Given exercise — Read the records below. Copy each line where the string "with" occurs.

(Code that draws figures)
■ ■ ■ ■ ■
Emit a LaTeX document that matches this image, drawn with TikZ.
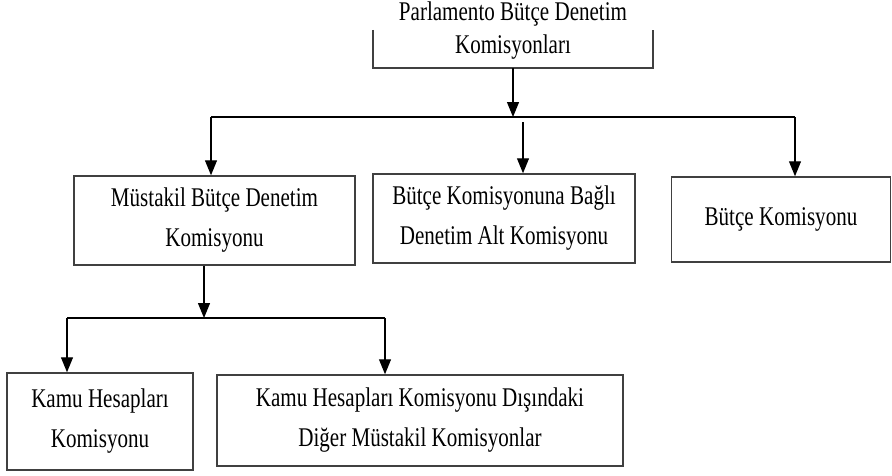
\documentclass[tikz,border=0pt]{standalone}
\usepackage{fontspec}
\setmainfont[FakeStretch=0.78]{Liberation Serif}
\usetikzlibrary{arrows.meta}

\tikzset{
  yazi/.style={align=center, inner sep=0pt, font=\fontsize{27}{40}\selectfont},
  kutu/.style={yazi, draw=black!75, line width=1.5pt},
  ok/.style={-{Triangle[length=15pt,width=12pt]}, line width=1.2pt},
  hat/.style={line width=1.2pt}
}

\begin{document}
\begin{tikzpicture}[x=1pt, y=-1pt]
  \useasboundingbox (0,0) rectangle (892,475);

  % ust kurul
  \node[minimum width=280pt, minimum height=38pt, inner sep=0pt] (parl) at (513,49) {};
  \draw[draw=black!75, line width=1.5pt] (parl.north west) -- (parl.south west)
      -- (parl.south east) -- (parl.north east);
  \node[yazi, font=\fontsize{27}{33}\selectfont] (parltxt) at (513,31)
      {Parlamento Bütçe Denetim\\Komisyonları};

  % alt komisyonlar
  \node[kutu, minimum width=281pt, minimum height=89pt] (mustakil) at (214.5,220.5)
      {Müstakil Bütçe Denetim\\Komisyonu};
  \node[kutu, minimum width=262pt, minimum height=89pt] (bagli) at (504,218.5)
      {Bütçe Komisyonuna Bağlı\\Denetim Alt Komisyonu};
  \node[kutu, minimum width=219pt, minimum height=85pt] (butce) at (781,219.5)
      {Bütçe Komisyonu};
  \node[kutu, minimum width=186pt, minimum height=97pt] (kamu) at (100,421.5)
      {Kamu Hesapları\\Komisyonu};
  \node[kutu, minimum width=406pt, minimum height=91pt] (diger) at (420,420.5)
      {Kamu Hesapları Komisyonu Dışındaki\\Diğer Müstakil Komisyonlar};

  \coordinate (ja) at (211,117);
  \coordinate (jb) at (795,117);
  \coordinate (jm) at (523,122);
  \coordinate (ka) at (67,318);
  \coordinate (kb) at (385,318);
  \coordinate (km) at (204,318);

  \draw[ok] (parl.south) -- (parl.south |- ja);
  \draw[hat] (ja) -- (jb);
  \draw[ok] (ja) -- (ja |- mustakil.north);
  \draw[ok] (jm) -- (jm |- bagli.north);
  \draw[ok] (jb) -- (jb |- butce.north);

  \draw[ok] (km |- mustakil.south) -- (km);
  \draw[hat] (ka) -- (kb);
  \draw[ok] (ka) -- (ka |- kamu.north);
  \draw[ok] (kb) -- (kb |- diger.north);
\end{tikzpicture}
\end{document}
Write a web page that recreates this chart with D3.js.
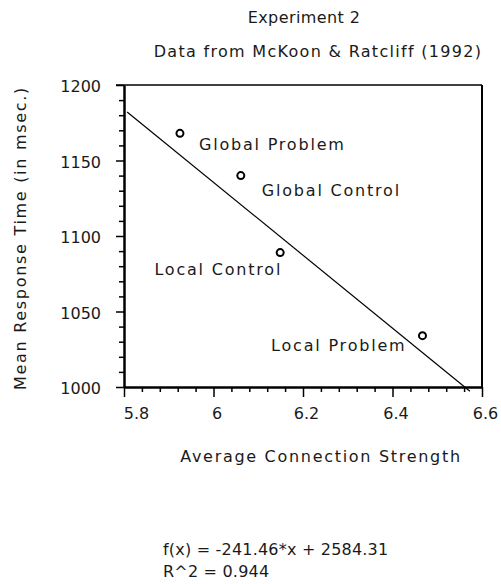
<!DOCTYPE html>
<html>
<head>
<meta charset="utf-8">
<script src="https://cdn.jsdelivr.net/npm/d3@7"></script>
<style>
	body { margin: 0; background: #fff; }
	svg { display: block; }
	.axis path, .axis line { stroke: #000; }
</style>
</head>
<body>
<div class="chart"></div>
<script>
	// Values.
	var conditions = ['Global Problem', 'Global Control', 'Local Control', 'Local Problem'],
		strength = [5.925, 6.061, 6.149, 6.467],
		responseTime = [1168, 1140, 1089, 1034],
		xTicks = [5.8, 6, 6.2, 6.4, 6.6],
		yTicks = [1000, 1050, 1100, 1150, 1200],
		fitSlope = -241.46,
		fitIntercept = 2584.31,
		fitR2 = 0.944,
		fitRange = [5.807, 6.573];

	var width = 501,
		height = 584,
		fontFamily = 'DejaVu Sans, sans-serif',
		textColor = '#1a1a1a';
	var plot = {left: 124, right: 482, top: 85, bottom: 387};

	// label placement next to each point (pixels)
	var labelOffsets = [
		{dx: 19, dy: 17, anchor: 'start'},
		{dx: 21, dy: 20, anchor: 'start'},
		{dx: 2, dy: 22, anchor: 'end'},
		{dx: -16, dy: 15, anchor: 'end'}
	];

	var x = d3.scaleLinear().domain([5.8, 6.6]).range([plot.left, plot.right]);
	var y = d3.scaleLinear().domain([1000, 1200]).range([plot.bottom, plot.top]);

	var svg = d3.select('.chart').append('svg')
		.attr('width', width)
		.attr('height', height)
		.attr('font-family', fontFamily)
		.attr('fill', textColor);

	svg.append('rect').attr('width', width).attr('height', height).attr('fill', '#fff');

	// Titles
	svg.append('text')
		.attr('x', 304).attr('y', 23)
		.attr('text-anchor', 'middle')
		.attr('font-size', '16px')
		.attr('letter-spacing', '0.4px')
		.text('Experiment 2');
	svg.append('text')
		.attr('x', 318).attr('y', 57)
		.attr('text-anchor', 'middle')
		.attr('font-size', '16px')
		.attr('letter-spacing', '1.3px')
		.text('Data from McKoon & Ratcliff (1992)');

	// Box top and right edges
	svg.append('line')
		.attr('x1', x(5.8) - 8).attr('x2', x(6.6))
		.attr('y1', y(1200)).attr('y2', y(1200))
		.attr('stroke', '#000').attr('stroke-width', 1.5);
	svg.append('line')
		.attr('x1', x(6.6)).attr('x2', x(6.6))
		.attr('y1', y(1200)).attr('y2', y(1000))
		.attr('stroke', '#000').attr('stroke-width', 2);

	// Minor ticks
	var yMinor = d3.range(1000, 1201, 10).filter(function(v) { return v % 50 !== 0; });
	var xMinor = d3.range(0, 21).map(function(i) { return 5.8 + i * 0.04; })
		.filter(function(v, i) { return i % 5 !== 0; });
	svg.append('g')
		.attr('class', 'axis')
		.attr('transform', 'translate(' + plot.left + ',0)')
		.call(d3.axisLeft(y).tickValues(yMinor).tickSize(5).tickFormat(''))
		.call(function(g) { g.select('.domain').remove(); })
		.selectAll('line').attr('stroke-width', 1.5);
	svg.append('g')
		.attr('class', 'axis')
		.attr('transform', 'translate(0,' + plot.bottom + ')')
		.call(d3.axisBottom(x).tickValues(xMinor).tickSize(5).tickFormat(''))
		.call(function(g) { g.select('.domain').remove(); })
		.selectAll('line').attr('stroke-width', 1.5);

	// Major axes
	var yAxis = svg.append('g')
		.attr('class', 'axis')
		.attr('transform', 'translate(' + plot.left + ',0)')
		.call(d3.axisLeft(y).tickValues(yTicks).tickSize(8).tickSizeOuter(0).tickPadding(15)
			.tickFormat(d3.format('d')));
	yAxis.select('.domain').attr('stroke-width', 2.5);
	yAxis.selectAll('line').attr('stroke-width', 1.5);
	yAxis.selectAll('text')
		.attr('font-family', fontFamily)
		.attr('font-size', '16px')
		.attr('fill', textColor)
		.attr('dy', '0.42em');

	var xAxis = svg.append('g')
		.attr('class', 'axis')
		.attr('transform', 'translate(0,' + plot.bottom + ')')
		.call(d3.axisBottom(x).tickValues(xTicks).tickSize(10).tickSizeOuter(0).tickPadding(8)
			.tickFormat(d3.format('~g')));
	xAxis.select('.domain').attr('stroke-width', 2.5);
	xAxis.selectAll('line').attr('stroke-width', 1.5);
	xAxis.selectAll('text')
		.attr('font-family', fontFamily)
		.attr('font-size', '16px')
		.attr('fill', textColor)
		.attr('dx', function(d) { return d === 5.8 ? 12 : 3; })
		.attr('dy', '0.9em');

	// Axis labels
	svg.append('text')
		.attr('transform', 'translate(26,238) rotate(-90)')
		.attr('text-anchor', 'middle')
		.attr('font-size', '16px')
		.attr('letter-spacing', '1.7px')
		.text('Mean Response Time (in msec.)');
	svg.append('text')
		.attr('x', 321).attr('y', 462)
		.attr('text-anchor', 'middle')
		.attr('font-size', '16px')
		.attr('letter-spacing', '1.7px')
		.text('Average Connection Strength');

	// Regression line
	svg.append('line')
		.attr('x1', x(fitRange[0])).attr('y1', y(fitSlope * fitRange[0] + fitIntercept))
		.attr('x2', x(fitRange[1])).attr('y2', y(fitSlope * fitRange[1] + fitIntercept))
		.attr('stroke', '#000').attr('stroke-width', 1.2);

	// Points and their labels
	conditions.forEach(function(c, i) {
		var cx = x(strength[i]), cy = y(responseTime[i]);
		svg.append('circle')
			.attr('cx', cx).attr('cy', cy).attr('r', 3.5)
			.attr('fill', 'none').attr('stroke', '#000').attr('stroke-width', 2);
		svg.append('text')
			.attr('x', cx + labelOffsets[i].dx)
			.attr('y', cy + labelOffsets[i].dy)
			.attr('text-anchor', labelOffsets[i].anchor)
			.attr('font-size', '16px')
			.attr('letter-spacing', '1.8px')
			.text(c);
	});

	// Fit equation
	svg.append('text')
		.attr('x', 163).attr('y', 555)
		.attr('font-size', '16px')
		.attr('letter-spacing', '0.2px')
		.text('f(x) = ' + fitSlope + '*x + ' + fitIntercept);
	svg.append('text')
		.attr('x', 163).attr('y', 577)
		.attr('font-size', '16px')
		.attr('letter-spacing', '0.2px')
		.text('R^2 = ' + fitR2);
</script>
</body>
</html>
■ ■ ■ ■ ■
Answer below —
Emit a LaTeX document that matches this image, drawn with TikZ.
Write a web page that recreates this chart with D3.js.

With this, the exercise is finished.